Abstract

Foraging on a variety of different food items allows individuals to balance nutrient intake, but it also may dilute toxins present in single items of the diet. The distinction between nutrient balancing and toxin dilution becomes less clear, however, for organisms that sequester potentially toxic compounds for their own benefit. Additionally, specific dietary components chosen may or may not affect metabolic rate, growth, and other measures of fitness. Using the arctiid moth Utetheisa ornatrix, we (1) evaluated the temporal pattem of larval feeding behavior when presented with diet enriched with the pyrrolizidine alkaloid (PA), monocrotaline, (2) estimated the cost of ingesting PAs by measuring larval nutritional performance on diets containing different amounts of usaramine, and (3) investigated the magnitude of genetic effects on the performance of families raised on diets of different usaramine concentrations.

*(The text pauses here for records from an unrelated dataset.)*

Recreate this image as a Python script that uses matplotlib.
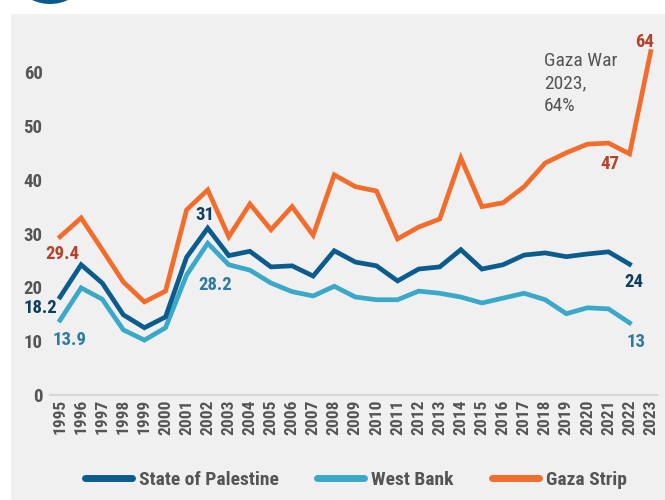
import matplotlib
matplotlib.use("Agg")
import matplotlib.pyplot as plt
from matplotlib.patches import Rectangle, Ellipse
from matplotlib.lines import Line2D

plt.rcParams['font.family'] = ['Roboto Condensed', 'Liberation Sans Narrow', 'Roboto', 'DejaVu Sans']

years = list(range(1995, 2024))
palestine = [18.2, 24.2, 20.8, 14.9, 12.5, 14.5, 25.6, 31.0, 25.9, 26.7, 23.8, 24.0, 22.1, 26.8,
             24.7, 24.0, 21.2, 23.4, 23.8, 27.0, 23.4, 24.2, 26.0, 26.4, 25.7, 26.2, 26.6, 24.3, None]
west_bank = [13.9, 19.9, 17.8, 12.1, 10.2, 12.5, 22.3, 28.2, 24.2, 23.2, 20.8, 19.2, 18.4, 20.2,
             18.2, 17.7, 17.7, 19.3, 18.9, 18.2, 17.1, 18.0, 18.9, 17.7, 15.1, 16.2, 16.0, 13.4, None]
gaza = [29.4, 32.9, 27.0, 21.0, 17.3, 19.3, 34.4, 38.1, 29.4, 35.5, 30.7, 35.0, 29.7, 40.9,
        38.7, 37.9, 29.0, 31.2, 32.7, 44.0, 35.0, 35.7, 38.7, 43.1, 45.0, 46.6, 46.8, 44.8, 63.8]
series_names = ["State of Palestine", "West Bank", "Gaza Strip"]
y_ticks = [0, 10, 20, 30, 40, 50, 60]

C_PAL = "#0b5c8e"
C_WB = "#3aa9c9"
C_GAZA = "#f26d2b"
LBL_PAL = "#0d3d60"
LBL_WB = "#2e7aa3"
LBL_GAZA = "#b5432a"
GRAY = "#555555"

W, H = 665, 500
fig = plt.figure(figsize=(6.65, 5.0), dpi=100, facecolor="white")

# background panel and decorative circle
fig.patches.append(Rectangle((11 / W, 0), 1 - 11 / W, 1 - 14 / H, transform=fig.transFigure,
                             facecolor="#f0f0f0", edgecolor="none", zorder=-10))
fig.patches.append(Ellipse((50 / W, 1 + 38.5 / H), 85 / W, 85 / H, transform=fig.transFigure,
                           facecolor="#0b5a8c", edgecolor="none", zorder=-9))

ax = fig.add_axes([49.5 / W, 1 - 395 / H, (657 - 49.5) / W, (395 - 29) / H])
ax.set_facecolor("none")
ax.set_zorder(2)

def clean(vals):
    xs = [y for y, v in zip(years, vals) if v is not None]
    vs = [v for v in vals if v is not None]
    return xs, vs

lw = 3.4
x, v = clean(gaza)
ax.plot(x, v, color=C_GAZA, lw=lw, solid_joinstyle="miter", zorder=3)
x, v = clean(west_bank)
ax.plot(x, v, color=C_WB, lw=lw, solid_joinstyle="miter", zorder=4)
x, v = clean(palestine)
ax.plot(x, v, color=C_PAL, lw=lw, solid_joinstyle="miter", zorder=5)

ax.set_xlim(1994.5, 2023.3)
ax.set_ylim(0, 68)
for s in ["top", "right", "left"]:
    ax.spines[s].set_visible(False)
ax.spines["bottom"].set_color("#d6d6d6")
ax.spines["bottom"].set_linewidth(1.5)

ax.set_yticks(y_ticks)
ax.set_yticklabels([str(t) for t in y_ticks], fontsize=13.5, fontweight="bold", color=GRAY)
ax.tick_params(axis="y", length=0, pad=5)
ax.set_xticks(years)
ax.set_xticklabels([str(y) for y in years], rotation=90, fontsize=12.5, fontweight="bold", color=GRAY)
ax.tick_params(axis="x", length=0, pad=3)

def label(txt, xv, yv, dx, dy, color):
    ax.annotate(txt, xy=(xv, yv), xytext=(dx * 0.72, dy * 0.72), textcoords="offset points",
                ha="center", va="center", fontsize=13.5, fontweight="bold", color=color, zorder=6)

label("29.4", 1995, gaza[0], 2, -17, LBL_GAZA)
label("18.2", 1995, palestine[0], -20, -11, LBL_PAL)
label("13.9", 1995, west_bank[0], 10, -20, LBL_WB)
label("31", 2002, palestine[7], -3, 13, LBL_PAL)
label("28.2", 2002, west_bank[7], 8, -42, LBL_WB)
label("24", 2022, palestine[27], 4, -18, LBL_PAL)
label("13", 2022, west_bank[27], 6, -19, LBL_WB)
label("47", 2021, gaza[26], 1, -21, LBL_GAZA)
label("64", 2023, gaza[28], -6, 10, LBL_GAZA)

ax.text(2017.94, 63.8, "Gaza War\n2023,\n64%", ha="left", va="top", fontsize=14,
        color=GRAY, linespacing=1.32, zorder=6)

handles = [Line2D([], [], color=c, lw=5, solid_capstyle="round") for c in (C_PAL, C_WB, C_GAZA)]
leg = fig.legend(handles, series_names, loc="center", bbox_to_anchor=(0.535, 1 - 480 / H),
                 ncol=3, frameon=False, fontsize=14, handlelength=2.4, columnspacing=2.0,
                 handletextpad=0.35)
for t in leg.get_texts():
    t.set_color(GRAY)
    t.set_fontweight("bold")

fig.savefig("out.png", dpi=100, facecolor="white")
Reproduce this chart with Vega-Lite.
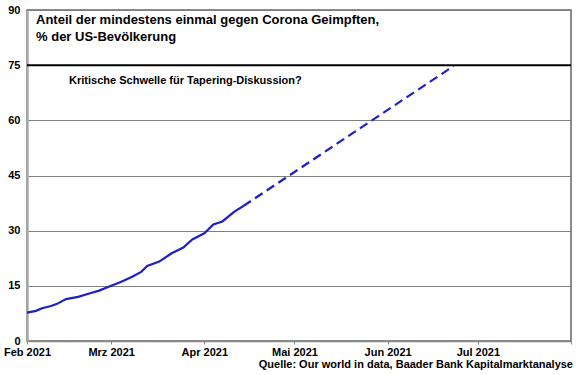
{
  "$schema": "https://vega.github.io/schema/vega-lite/v6.json",
  "width": 544,
  "height": 331,
  "autosize": {"type": "none"},
  "padding": {"left": 27, "top": 10, "right": 9, "bottom": 34},
  "background": "white",
  "config": {
    "font": "Liberation Sans",
    "view": {"stroke": "#666666", "strokeWidth": 1.5}
  },
  "title": {
    "text": "Quelle: Our world in data, Baader Bank Kapitalmarktanalyse",
    "orient": "bottom",
    "anchor": "end",
    "frame": "group",
    "font": "Liberation Sans",
    "fontSize": 11,
    "fontWeight": "bold",
    "color": "black",
    "offset": 2,
    "dx": 2
  },
  "datasets": {
    "actual": [
      {"date": "2021-02-01", "value": 7.7},
      {"date": "2021-02-04", "value": 8.2},
      {"date": "2021-02-06", "value": 8.9},
      {"date": "2021-02-09", "value": 9.5},
      {"date": "2021-02-11", "value": 10.1},
      {"date": "2021-02-14", "value": 11.4},
      {"date": "2021-02-18", "value": 12.0},
      {"date": "2021-02-22", "value": 13.0},
      {"date": "2021-02-25", "value": 13.7},
      {"date": "2021-03-01", "value": 15.0},
      {"date": "2021-03-04", "value": 16.0},
      {"date": "2021-03-08", "value": 17.5},
      {"date": "2021-03-11", "value": 18.8},
      {"date": "2021-03-13", "value": 20.4},
      {"date": "2021-03-17", "value": 21.6},
      {"date": "2021-03-21", "value": 23.8},
      {"date": "2021-03-25", "value": 25.4},
      {"date": "2021-03-28", "value": 27.6},
      {"date": "2021-04-01", "value": 29.3},
      {"date": "2021-04-04", "value": 31.7},
      {"date": "2021-04-07", "value": 32.5},
      {"date": "2021-04-11", "value": 35.2},
      {"date": "2021-04-14", "value": 36.7}
    ],
    "projection": [
      {"date": "2021-04-14", "value": 36.7},
      {"date": "2021-06-23", "value": 74.8}
    ],
    "threshold": [{"value": 75}],
    "titleText": [
      {"date": "2021-02-04", "value": 87.3, "label": "Anteil der mindestens einmal gegen Corona Geimpften,"},
      {"date": "2021-02-04", "value": 82.6, "label": "% der US-Bevölkerung"}
    ],
    "note": [
      {"date": "2021-02-15", "value": 70.7, "label": "Kritische Schwelle für Tapering-Diskussion?"}
    ]
  },
  "layer": [
    {
      "data": {"name": "actual"},
      "mark": {"type": "line", "color": "#1f1fc8", "strokeWidth": 2.2},
      "encoding": {
        "x": {
          "field": "date",
          "type": "temporal",
          "scale": {"type": "utc", "domain": [{"year": 2021, "month": 2, "date": 1, "utc": true}, {"year": 2021, "month": 8, "date": 1, "utc": true}]},
          "axis": {
            "title": null,
            "values": [
              {"year": 2021, "month": 2, "date": 1, "utc": true},
              {"year": 2021, "month": 3, "date": 1, "utc": true},
              {"year": 2021, "month": 4, "date": 1, "utc": true},
              {"year": 2021, "month": 5, "date": 1, "utc": true},
              {"year": 2021, "month": 6, "date": 1, "utc": true},
              {"year": 2021, "month": 7, "date": 1, "utc": true},
              {"year": 2021, "month": 8, "date": 1, "utc": true}
            ],
            "labelExpr": "utcmonth(datum.value) == 7 ? '' : ['Jan','Feb','Mrz','Apr','Mai','Jun','Jul','Aug'][utcmonth(datum.value)] + ' 2021'",
            "grid": false,
            "domainColor": "#888888",
            "domainWidth": 1.5,
            "tickColor": "#888888",
            "tickSize": 3,
            "tickOffset": 0,
            "labelPadding": 2,
            "labelFont": "Liberation Sans",
            "labelFontSize": 11,
            "labelFontWeight": "bold",
            "labelColor": "black",
            "labelFlush": false,
            "labelOverlap": false,
            "labelBound": false
          }
        },
        "y": {
          "field": "value",
          "type": "quantitative",
          "scale": {"domain": [0, 90], "nice": false},
          "axis": {
            "title": null,
            "values": [0, 15, 30, 45, 60, 75, 90],
            "grid": true,
            "gridColor": "#808080",
            "gridWidth": 1.2,
            "domainColor": "#aaaaaa",
            "domainWidth": 2.5,
            "ticks": false,
            "labelPadding": 7,
            "labelFont": "Liberation Sans",
            "labelFontSize": 11,
            "labelFontWeight": "bold",
            "labelColor": "black"
          }
        }
      }
    },
    {
      "data": {"name": "projection"},
      "mark": {"type": "line", "color": "#1f1fc8", "strokeWidth": 2.2, "strokeDash": [9, 5]},
      "encoding": {
        "x": {"field": "date", "type": "temporal"},
        "y": {"field": "value", "type": "quantitative"}
      }
    },
    {
      "data": {"name": "threshold"},
      "mark": {"type": "rule", "color": "black", "strokeWidth": 2},
      "encoding": {
        "y": {"field": "value", "type": "quantitative"}
      }
    },
    {
      "data": {"name": "titleText"},
      "mark": {"type": "text", "align": "left", "baseline": "middle", "font": "Liberation Sans", "fontSize": 13, "fontWeight": "bold", "color": "black"},
      "encoding": {
        "x": {"field": "date", "type": "temporal"},
        "y": {"field": "value", "type": "quantitative"},
        "text": {"field": "label"}
      }
    },
    {
      "data": {"name": "note"},
      "mark": {"type": "text", "align": "left", "baseline": "middle", "font": "Liberation Sans", "fontSize": 11, "fontWeight": "bold", "color": "black"},
      "encoding": {
        "x": {"field": "date", "type": "temporal"},
        "y": {"field": "value", "type": "quantitative"},
        "text": {"field": "label"}
      }
    }
  ]
}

We demonstrate that an herbivorous insect can temporally vary its intake of sequestered allelochemical. Individuals combined a preference for intermediate amounts of monocrotaline with temporal modulation of the specific amount of PA ingested on a given day. Using usaramine, we found little evidence for a cost of ingesting PAs, except among some family groups. Measures of digestive and metabolic efficiency showed no consistent reduction in performance on higher alkaloid diets. Only when larvae in family groups were fed a single concentration of PA over more than one instar was there any evidence for a cost of ingestion. Additionally, there were large genetic components to both growth and an individual's growth response to dietary alkaloid. These results suggest that while genetic variation in performance on alkaloid-rich diets exists, modulation of intake rate by caterpillars may be an important mechanism to reduce effects on the growth and fitness of individuals.